┌─ Collected data

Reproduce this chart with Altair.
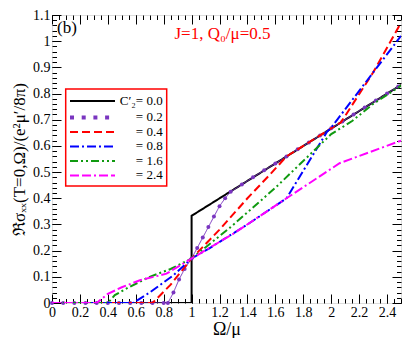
import altair as alt
import pandas as pd

# ---- data ----
black_x = [0, 1.0, 1.0, 2.5]
black_y = [0, 0, 0.333, 0.833]

purple_x = [0, 0.08, 0.16, 0.24, 0.32, 0.40, 0.48, 0.56, 0.64, 0.72, 0.80, 0.83,
            0.87, 0.91, 0.95, 1.0, 1.04, 1.08, 1.12, 1.16, 1.2, 1.24, 1.28,
            1.36, 1.44, 1.52, 1.6, 1.68, 1.76, 1.84, 1.92, 2.0, 2.08, 2.16,
            2.24, 2.32, 2.4, 2.48]
purple_y = [0, 0, 0, 0, 0, 0, 0, 0, 0, 0, 0, 0,
            0.04, 0.09, 0.13, 0.17, 0.21, 0.25, 0.29, 0.33, 0.37, 0.40, 0.425,
            0.453, 0.48, 0.507, 0.533, 0.56, 0.587, 0.613, 0.64, 0.667, 0.693, 0.72,
            0.747, 0.773, 0.80, 0.827]

red_x = [0, 0.72, 0.85, 1.0, 1.2, 1.4, 1.56, 1.68, 1.8, 2.0, 2.07, 2.3, 2.5]
red_y = [0, 0, 0.07, 0.17, 0.28, 0.40, 0.49, 0.56, 0.60, 0.667, 0.69, 0.88, 1.07]

blue_x = [0, 0.58, 0.7, 0.87, 1.0, 1.13, 1.4, 1.68, 1.97, 2.0, 2.5]
blue_y = [0, 0, 0.04, 0.106, 0.17, 0.21, 0.30, 0.40, 0.654, 0.67, 1.02]

green_x = [0, 0.4, 0.45, 0.55, 0.7, 0.85, 1.0, 1.28, 1.6, 2.0, 2.15, 2.3, 2.5]
green_y = [0, 0, 0.03, 0.06, 0.10, 0.13, 0.17, 0.29, 0.44, 0.645, 0.695, 0.76, 0.83]

magenta_x = [0, 0.32, 0.4, 0.5, 0.63, 0.82, 1.0, 1.3, 1.68, 2.06, 2.5]
magenta_y = [0, 0, 0.035, 0.06, 0.087, 0.112, 0.17, 0.265, 0.40, 0.534, 0.62]

labels = ["C\u2032\u2082= 0.0", "= 0.2", "= 0.4", "= 0.8", "= 1.6", "= 2.4"]

x_major = [0, 0.2, 0.4, 0.6, 0.8, 1.0, 1.2, 1.4, 1.6, 1.8, 2.0, 2.2, 2.4]
y_major = [0, 0.1, 0.2, 0.3, 0.4, 0.5, 0.6, 0.7, 0.8, 0.9, 1.0, 1.1]
x_minor = [round(i * 0.05, 2) for i in range(51)]
y_minor = [round(i * 0.02, 2) for i in range(56)]

W, H = 349, 288
FONT = "Liberation Serif"

xs = alt.Scale(domain=[0, 2.5], nice=False, zero=False)
ys = alt.Scale(domain=[0, 1.1], nice=False, zero=False)


def df(x, y):
    return pd.DataFrame({"x": x, "y": y, "i": list(range(len(x)))})


series = [
    ("black", black_x, black_y, "#000000", [1, 0], 2.0),
    ("purple", purple_x, purple_y, "#7a35c0", [1, 0], 1.0),
    ("red", red_x, red_y, "#ff0000", [8, 4], 2.0),
    ("blue", blue_x, blue_y, "#0000ff", [9, 3, 2, 3], 2.0),
    ("green", green_x, green_y, "#109a10", [8, 3, 2, 3, 2, 3], 2.0),
    ("magenta", magenta_x, magenta_y, "#ff00ff", [9, 3, 9, 3, 2, 3], 2.0),
]

base_df = df(black_x, black_y)


def axis_layer(xaxis, yaxis):
    return alt.Chart(base_df).mark_point(opacity=0).encode(
        x=alt.X("x:Q", scale=xs, axis=xaxis),
        y=alt.Y("y:Q", scale=ys, axis=yaxis),
    )


common = dict(labels=False, domain=False, grid=False, title=None, tickColor="black", tickWidth=1)

layers = []
# labelled axes (ticks drawn separately, pointing inward)
layers.append(axis_layer(
    alt.Axis(orient="bottom", values=x_major, format="~g", ticks=False, tickSize=0, domain=False,
             grid=False, labelPadding=2, labelFlush=False, labelOverlap=False,
             labelFont=FONT, labelFontSize=14, labelColor="black",
             title="\u03a9/\u03bc", titleFont=FONT, titleFontSize=18, titleFontWeight="normal",
             titleColor="black", titlePadding=1),
    alt.Axis(orient="left", values=y_major, format="~g", ticks=False, tickSize=0, domain=False,
             grid=False, labelPadding=2, labelFlush=False, labelOverlap=False,
             labelFont=FONT, labelFontSize=14, labelColor="black",
             title="\u211c\u03c3\u2093\u2093(T=0,\u03a9)/(e\u00b2\u03bc\u2032/8\u03c0)",
             titleFont=FONT, titleFontSize=17, titleFontWeight="normal",
             titleColor="black", titlePadding=4),
))
# inward ticks: bottom & left
layers.append(axis_layer(
    alt.Axis(orient="top", offset=-H, values=x_major, tickSize=9, **common),
    alt.Axis(orient="right", offset=-W, values=y_major, tickSize=9, **common),
))
layers.append(axis_layer(
    alt.Axis(orient="top", offset=-H, values=x_minor, tickSize=4.5, **common),
    alt.Axis(orient="right", offset=-W, values=y_minor, tickSize=4.5, **common),
))
# inward ticks: top & right
layers.append(axis_layer(
    alt.Axis(orient="bottom", offset=-H, values=x_major, tickSize=9, **common),
    alt.Axis(orient="left", offset=-W, values=y_major, tickSize=9, **common),
))
layers.append(axis_layer(
    alt.Axis(orient="bottom", offset=-H, values=x_minor, tickSize=4.5, **common),
    alt.Axis(orient="left", offset=-W, values=y_minor, tickSize=4.5, **common),
))

for name, sx, sy, col, dash, sw in series:
    d = df(sx, sy)
    layers.append(alt.Chart(d).mark_line(color=col, strokeDash=dash, strokeWidth=sw, clip=True).encode(
        x=alt.X("x:Q", scale=xs, axis=None),
        y=alt.Y("y:Q", scale=ys, axis=None),
        order=alt.Order("i:Q"),
    ))
    if name == "purple":
        layers.append(alt.Chart(d).mark_point(filled=True, color=col, size=16, opacity=1).encode(
            x=alt.X("x:Q", scale=xs, axis=None),
            y=alt.Y("y:Q", scale=ys, axis=None),
        ))

one = pd.DataFrame({"a": [0]})

# legend box
layers.append(alt.Chart(one).mark_rect(fill="white", stroke="red", strokeWidth=1.5).encode(
    x=alt.value(13.7), x2=alt.value(114.7), y=alt.value(74), y2=alt.value(171)))

row_y = [86, 102.5, 117, 131.5, 146, 160.5]
for k, (name, sx, sy, col, dash, sw) in enumerate(series):
    if name == "purple":
        layers.append(alt.Chart(one).mark_rule(color=col, strokeWidth=4, strokeDash=[4, 7.7]).encode(
            x=alt.value(18), x2=alt.value(63), y=alt.value(row_y[k])))
    else:
        layers.append(alt.Chart(one).mark_rule(color=col, strokeWidth=sw, strokeDash=dash).encode(
            x=alt.value(18), x2=alt.value(63), y=alt.value(row_y[k])))
    layers.append(alt.Chart(one).mark_text(align="right", baseline="middle", font=FONT,
                                           fontSize=13, color="black").encode(
        x=alt.value(110.7), y=alt.value(row_y[k] - 0.5), text=alt.value(labels[k])))

# annotations
layers.append(alt.Chart(one).mark_text(align="left", baseline="middle", font=FONT,
                                       fontSize=17, color="black").encode(
    x=alt.value(5), y=alt.value(13), text=alt.value("(b)")))
layers.append(alt.Chart(one).mark_text(align="center", baseline="alphabetic", font=FONT,
                                       fontSize=17, color="red").encode(
    x=alt.value(170.5), y=alt.value(24), text=alt.value("J=1, Q\u2080/\u03bc=0.5")))

chart = alt.layer(*layers).resolve_axis(x="independent", y="independent").properties(
    width=W, height=H,
    autosize=alt.AutoSizeParams(type="none"),
    padding={"left": 44, "top": 7, "right": 6, "bottom": 35},
).configure_view(stroke="black", strokeWidth=1.5).configure(background="white")

chart.save("out.html", embed_options={"renderer": "svg", "actions": False})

└─

- [Work instructions]:
From the opening line of the listing above through the line bearing "0.747, 0.773, 0.80, 0.827]", repeat each line exactly. Drop every picture.

- [Task result]:
Reproduce this chart with Altair.
import altair as alt
import pandas as pd

# ---- data ----
black_x = [0, 1.0, 1.0, 2.5]
black_y = [0, 0, 0.333, 0.833]

purple_x = [0, 0.08, 0.16, 0.24, 0.32, 0.40, 0.48, 0.56, 0.64, 0.72, 0.80, 0.83,
            0.87, 0.91, 0.95, 1.0, 1.04, 1.08, 1.12, 1.16, 1.2, 1.24, 1.28,
            1.36, 1.44, 1.52, 1.6, 1.68, 1.76, 1.84, 1.92, 2.0, 2.08, 2.16,
            2.24, 2.32, 2.4, 2.48]
purple_y = [0, 0, 0, 0, 0, 0, 0, 0, 0, 0, 0, 0,
            0.04, 0.09, 0.13, 0.17, 0.21, 0.25, 0.29, 0.33, 0.37, 0.40, 0.425,
            0.453, 0.48, 0.507, 0.533, 0.56, 0.587, 0.613, 0.64, 0.667, 0.693, 0.72,
            0.747, 0.773, 0.80, 0.827]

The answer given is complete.